[GIS] Improve speed of PostGIS “nearest neighbor” query

nearest neighborpostgispostgis-2.0

One of the features of the Python/Django/PostgreSQL web application I'm building is that a user will be able to see the 100 other users who are nearest to them, sorted by distance. I'm using PostGIS 2.1 and its "<->" operator for doing the distance ordering and nearest neighbor limits. However, I'm wondering if I can make my query any faster since this will probably be the most often-run query in my application.

Here's the table:

CREATE TABLE user_account(
    id SERIAL PRIMARY KEY,
    name VARCHAR(64),
    address VARCHAR(64),
    city VARCHAR(24),
    region VARCHAR(18),
    postal_code VARCHAR(10),
    country VARCHAR(2),
    lon DOUBLE PRECISION NOT NULL CHECK(lon > -180 and lon <= 180),
    lat DOUBLE PRECISION NOT NULL CHECK(lat > -90 and lat <= 90),
    location GEOMETRY(POINT, 4326)  -- PostGIS geom field with SRID 4326
);

I've also created an index on the location geometry field:

CREATE INDEX user_account_idx ON user_account USING GIST(location);
VACUUM ANALYZE user_account (location);

Here's the query:

EXPLAIN ANALYZE
SELECT name, city,
       ST_Distance(location::geography, 'SRID=4326;POINT(-118.240584 34.072918)'::geography)/1000 as dist_km
FROM user_account
ORDER BY location <-> 'SRID=4326;POINT(-118.240584 34.072918)' limit 100;

Here's the explanation:

 Limit  (cost=55.55..55.80 rows=100 width=244) (actual time=0.351..0.380 rows=7 loops=1)
   ->  Sort  (cost=55.55..55.92 rows=150 width=244) (actual time=0.347..0.356 rows=7 loops=1)
         Sort Key: ((location <-> '0101000020E610000037FC6EBA658F5DC016A5846055094140'::geometry))
         Sort Method: quicksort  Memory: 25kB
         ->  Seq Scan on user_account  (cost=0.00..50.12 rows=150 width=244) (actual time=0.235..0.313 rows=7 loops=1)
 Total runtime: 0.430 ms
(6 rows)

The reason I'm concerned about speed is that when I ran EXPLAIN ANALYZE on this query with only seven rows in my table, it took a little over .400 milliseconds.
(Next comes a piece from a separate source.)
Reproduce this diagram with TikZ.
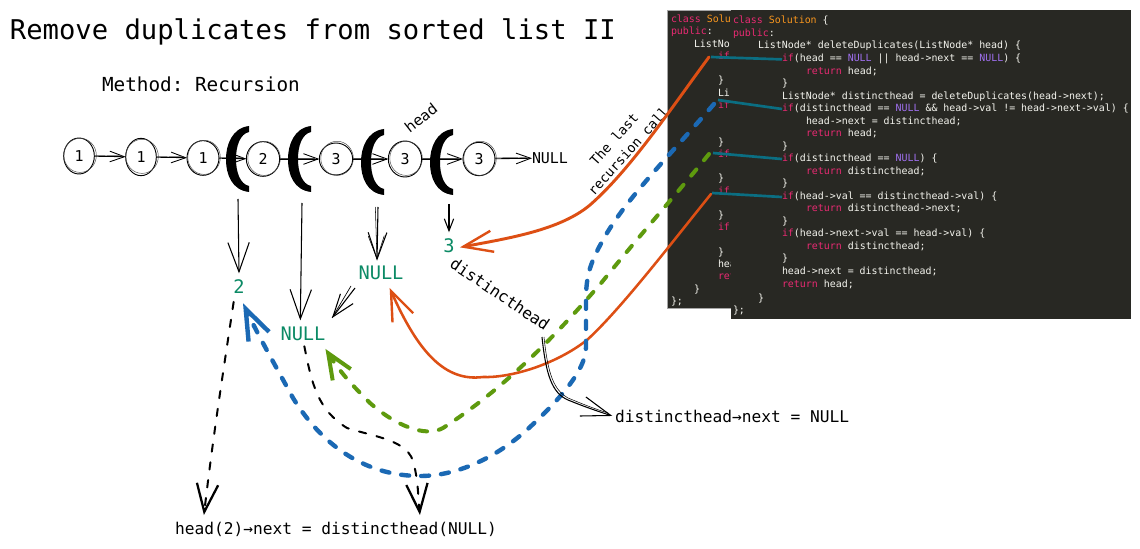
\documentclass[tikz,border=0pt]{standalone}
\usepackage{fontspec}
\setmainfont{DejaVu Sans}
\setmonofont{DejaVu Sans Mono}
\usetikzlibrary{arrows.meta,shapes.geometric}
\definecolor{panel}{HTML}{282823}
\definecolor{kwcol}{HTML}{E82A72}
\definecolor{clscol}{HTML}{F8961E}
\definecolor{nullcol}{HTML}{A070F0}
\definecolor{codetxt}{HTML}{F4F4EE}
\definecolor{labgreen}{HTML}{0B8A65}
\definecolor{rust}{HTML}{DD4F14}
\definecolor{bluec}{HTML}{1B69B4}
\definecolor{greenc}{HTML}{5E9A0E}
\definecolor{tealc}{HTML}{0B6E82}
\newcommand{\kwd}[1]{\textcolor{kwcol}{#1}}
\newcommand{\cls}[1]{\textcolor{clscol}{#1}}
\newcommand{\nll}[1]{\textcolor{nullcol}{#1}}
\tikzset{
  x=0.75pt,y=-0.75pt,
  every node/.style={inner sep=0pt,outer sep=0pt},
  code/.style={anchor=base west,text=codetxt,font=\fontsize{7.45}{9}\selectfont\ttfamily},
  listnode/.style={ellipse,draw=black,line width=0.7pt,fill=white,minimum width=#1},
  digit/.style={font=\fontsize{11.2}{13}\selectfont\ttfamily},
  lab/.style={font=\fontsize{12.15}{14}\selectfont\ttfamily,anchor=base west},
  small rot/.style={font=\fontsize{10}{12}\selectfont\ttfamily},
  retval/.style={text=labgreen,font=\fontsize{14}{16}\selectfont\ttfamily},
  linkarrow/.style={draw=black,line width=0.65pt,-{Straight Barb[length=11pt,width=8pt]}},
  downarrow/.style={draw=black,line width=0.8pt,-{Straight Barb[length=#1]}},
  dashblack/.style={draw=black,line width=1.5pt,line cap=round,dash pattern=on 5.5pt off 8pt,
     -{Straight Barb[length=21pt,width=16pt,line width=1.7pt]}},
  rustline/.style={draw=rust,line width=2.2pt,line cap=round},
  bluedash/.style={draw=bluec,line width=3.3pt,line cap=round,dash pattern=on 6pt off 9pt,
     -{Straight Barb[length=23pt,width=17pt]}},
  greendash/.style={draw=greenc,line width=3pt,line cap=round,dash pattern=on 6pt off 9pt,
     -{Straight Barb[length=19pt,width=16pt]}},
  tealline/.style={draw=tealc,line width=2pt},
  bracket/.pic={\fill[black] (23,-33) .. controls (6,-31) and (0,-14) .. (0,0)
      .. controls (0,16) and (6,31) .. (23,33) -- (23,27)
      .. controls (14,25) and (10,13) .. (10,0)
      .. controls (10,-13) and (14,-25) .. (23,-27) -- cycle;},
}
\begin{document}
\begin{tikzpicture}
\useasboundingbox (0,0) rectangle (1140,549);
\fill[white] (0,0) rectangle (1140,549);
% code panels
\fill[panel,draw=gray!70,line width=0.6pt] (667,10) rectangle (735,308);
\node[code] (b1) at (671,23) {\kwd{class} \cls{Solu}};
\node[code] (b2) at (671,35) {\kwd{public}:};
\node[code] (b3) at (694,48) {ListNo};
\node[code] (b4) at (718,60) {\kwd{if(}};
\node[code] (b6) at (718,84) {\}};
\node[code] (b7) at (718,97) {Li};
\node[code] (b8) at (718,109) {\kwd{if(}};
\node[code] (b9) at (718,146) {\}};
\node[code] (b10) at (718,158) {\kwd{if(}};
\node[code] (b11) at (718,182) {\}};
\node[code] (b12) at (718,195) {\kwd{if(}};
\node[code] (b13) at (718,219) {\}};
\node[code] (b14) at (718,231) {\kwd{if(}};
\node[code] (b15) at (718,256) {\}};
\node[code] (b16) at (718,268) {hea};
\node[code] (b17) at (718,280) {\kwd{ret}};
\node[code] (b18) at (694,293) {\}};
\node[code] (b19) at (671,305) {\};};
\fill[panel] (731,10) rectangle (1131,319);
\node[code] (c1) at (733,24) {\kwd{class} \cls{Solution} \{};
\node[code] (c2) at (733,37) {\kwd{public}:};
\node[code] (c3) at (758,49) {ListNode* deleteDuplicates(ListNode* head) \{};
\node[code] (c4) at (782,62) {\kwd{if}(head == \nll{NULL} || head->next == \nll{NULL}) \{};
\node[code] (c5) at (806,75) {\kwd{return} head;};
\node[code] (c6) at (782,87) {\}};
\node[code] (c7) at (782,100) {ListNode* distincthead = deleteDuplicates(head->next);};
\node[code] (c8) at (782,112) {\kwd{if}(distincthead == \nll{NULL} \&\& head->val != head->next->val) \{};
\node[code] (c9) at (806,125) {head->next = distincthead;};
\node[code] (c10) at (806,137) {\kwd{return} head;};
\node[code] (c11) at (782,150) {\}};
\node[code] (c12) at (782,162) {\kwd{if}(distincthead == \nll{NULL}) \{};
\node[code] (c13) at (806,175) {\kwd{return} distincthead;};
\node[code] (c14) at (782,187) {\}};
\node[code] (c15) at (782,200) {\kwd{if}(head->val == distincthead->val) \{};
\node[code] (c16) at (806,212) {\kwd{return} distincthead->next;};
\node[code] (c17) at (782,225) {\}};
\node[code] (c18) at (782,237) {\kwd{if}(head->next->val == head->val) \{};
\node[code] (c19) at (806,250) {\kwd{return} distincthead;};
\node[code] (c20) at (782,262) {\}};
\node[code] (c21) at (782,275) {head->next = distincthead;};
\node[code] (c22) at (782,288) {\kwd{return} head;};
\node[code] (c23) at (758,301) {\}};
\node[code] (c24) at (733,314) {\};};
% titles
\node[anchor=base west,font=\fontsize{20.4}{24}\selectfont\ttfamily] (title) at (10,40) {Remove duplicates from sorted list II};
\node[anchor=base west,font=\fontsize{14.5}{17}\selectfont\ttfamily] (method) at (102,92) {Method: Recursion};
% list nodes
\node[listnode=23pt,minimum height=27pt] (n1) at (79,156) {};
\node[listnode=23pt,minimum height=28pt] (n2) at (141,157) {};
\node[listnode=24pt,minimum height=26pt] (n3) at (203,158) {};
\node[listnode=25pt,minimum height=26pt] (n4) at (263,159) {};
\node[listnode=25pt,minimum height=24pt] (n5) at (336,159) {};
\node[listnode=25pt,minimum height=27pt] (n6) at (405,159) {};
\node[listnode=24pt,minimum height=25pt] (n7) at (479,159) {};
\foreach \nm/\dg in {n1/1,n2/1,n3/1,n4/2,n5/3,n6/3,n7/3}{
  \node[digit] at (\nm) {\dg};
  \draw[line width=0.35pt,draw=black!70] ([xshift=0.8pt,yshift=0.5pt]\nm.center) ellipse (12.2pt and 12.8pt);
}
\node[anchor=west,font=\fontsize{11.2}{13}\selectfont\ttfamily] (nulltop) at (532,158) {NULL};
\foreach \a/\b in {n1/n2,n2/n3,n3/n4,n4/n5,n5/n6,n6/n7,n7/nulltop}{
  \draw[linkarrow] (\a) -- (\b);
  \draw[line width=0.35pt,draw=black!70,transform canvas={yshift=0.7pt},shorten >=3pt] (\a) -- (\b);
}
% brackets
\pic at (226,159) {bracket};
\pic at (288,159) {bracket};
\pic at (361,162) {bracket};
\pic at (430,162) {bracket};
% labels
\node[rotate=38,font=\fontsize{11}{13}\selectfont] (headlab) at (421,118) {head};
\node[rotate=48,small rot] (lastlab) at (614,139) {The last};
\node[rotate=48,small rot] (reclab) at (628,151) {recursion call};
\node[rotate=-34,font=\fontsize{12}{14}\selectfont\ttfamily] (dhlab) at (500,294) {distincthead};
\node[retval] (ret2) at (239,287) {2};
\node[retval] (ret3) at (449,246) {3};
\node[retval] (null1) at (381,273) {NULL};
\node[retval] (null2) at (303,334) {NULL};
\node[lab] (dhnext) at (615,422) {distincthead→next = NULL};
\node[lab] (headnext) at (175,534) {head(2)→next = distincthead(NULL)};
% thin arrows down
\coordinate (s1) at (238,199);
\coordinate (s2) at (302,203);
\coordinate (s3) at (378,207);
\coordinate (s4) at (449,204);
\draw[downarrow={22pt,width=16pt}] (s1) -- ([yshift=5pt]ret2.north);
\draw[downarrow={22pt,width=16pt}] (s2) -- ([yshift=5pt,xshift=-2pt]null2.north);
\draw[downarrow={20pt,width=14pt}] (s3) -- ([yshift=4pt,xshift=-3pt]null1.north);
\draw[downarrow={17pt,width=12pt},line width=0.4pt] ([xshift=-2pt]s3) -- ([yshift=5pt,xshift=-3pt]null1.north);
\draw[downarrow={9pt,width=7pt}] (s4) -- ([yshift=5pt]ret3.north);
% null to null
\coordinate (nn) at (355,288);
\coordinate (nnb) at (351,286);
\coordinate (nnt) at (332,318);
\draw[downarrow={17pt,width=12pt}] (nn) -- (nnt);
\draw[line width=0.5pt] (nnb) -- (nnt);
% green
\coordinate (gs) at (709,154);
\draw[greendash] (gs) .. controls (680,190) and (640,235) .. (602,282)
   .. controls (565,325) and (510,385) .. (443,428)
   .. controls (425,438) and (395,425) .. (370,403)
   .. controls (352,385) and (340,372) .. ([yshift=-6pt]null2.south east);
% orange
\coordinate (os1) at (709,57);
\coordinate (os2) at (711,194);
\draw[rustline,-{Straight Barb[length=22pt,width=16pt,line width=1.8pt]}] (os1)
   .. controls (670,110) and (630,170) .. (590,205)
   .. controls (560,230) and (510,238) .. ([xshift=4pt,yshift=-1pt]ret3.east);
\draw[rustline,line width=1.9pt,-{Straight Barb[length=22pt,width=17pt,line width=1.8pt]}] (os2)
   .. controls (670,245) and (620,310) .. (587,340)
   .. controls (555,365) and (510,378) .. (483,377)
   .. controls (445,382) and (418,352) .. ([xshift=6.5pt,yshift=-6pt]null1.south);
% blue
\coordinate (bs) at (714,104);
\draw[bluedash] (bs) .. controls (670,155) and (630,195) .. (607,233)
   .. controls (590,262) and (586,275) .. (586,300) -- (586,347)
   .. controls (586,365) and (570,390) .. (530,427)
   .. controls (500,455) and (460,476) .. (420,476)
   .. controls (370,476) and (325,450) .. (293,398)
   .. controls (275,365) and (258,335) .. ([xshift=3pt,yshift=-7pt]ret2.south);
% black dashed
\draw[dashblack] ([xshift=-4pt,yshift=-6pt]ret2.south) .. controls (223,373) and (213,437) .. ([xshift=-99pt,yshift=5pt]headnext.north);
\draw[dashblack] ([yshift=-4pt,xshift=1pt]null2.south) .. controls (312,385) and (318,410) .. (347,428) .. controls (375,437) and (410,440) .. (414,465) .. controls (418,480) and (418,495) .. ([xshift=63pt,yshift=5pt]headnext.north);
% distincthead connector
\coordinate (dhs) at (542,337);
\draw[line width=0.8pt,-{Straight Barb[length=22pt,width=15pt]}] (dhs) .. controls (546,375) and (552,393) .. (568,400) .. controls (585,407) and (600,412) .. ([xshift=-2pt]dhnext.west);
\draw[line width=0.4pt] (544,337) .. controls (548,375) and (554,390) .. (568,398) .. controls (585,405) and (595,409) .. (608,413);
% teal lines
\coordinate (t1a) at (711,57); \coordinate (t2a) at (718,100);
\coordinate (t3a) at (713,153); \coordinate (t4a) at (712,193);
\draw[tealline] (t1a) -- (c4.west);
\draw[tealline] (t2a) -- (c8.west);
\draw[tealline] (t3a) -- (c12.west);
\draw[tealline] (t4a) -- (c15.west);
\end{tikzpicture}
\end{document}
It would appear that having to cast the result to the "geography" type is having a big impact because the time drops to around .185 milliseconds if I omit the cast and get the results in degrees. But degrees aren't useful when you need to calculate a distance. Can I make this query any faster while still calculating a distance? I've read similar questions here and didn't see anything useful.

Thanks for your advice!

Best Answer

A "very fast" query in the database against a moderately sized table will take about 15ms. Your test queries are taking 100 times less than that. Why do you think you have a speed problem? I'm pleased everything is as fast as all that, frankly.

Yes, doing a proper geodetic distance calculation will take more time than a flat distance calculation on geometry. No surprise there. If you do it on 100 things, per your LIMIT, you'll still take only 40ms, which is still, really fast.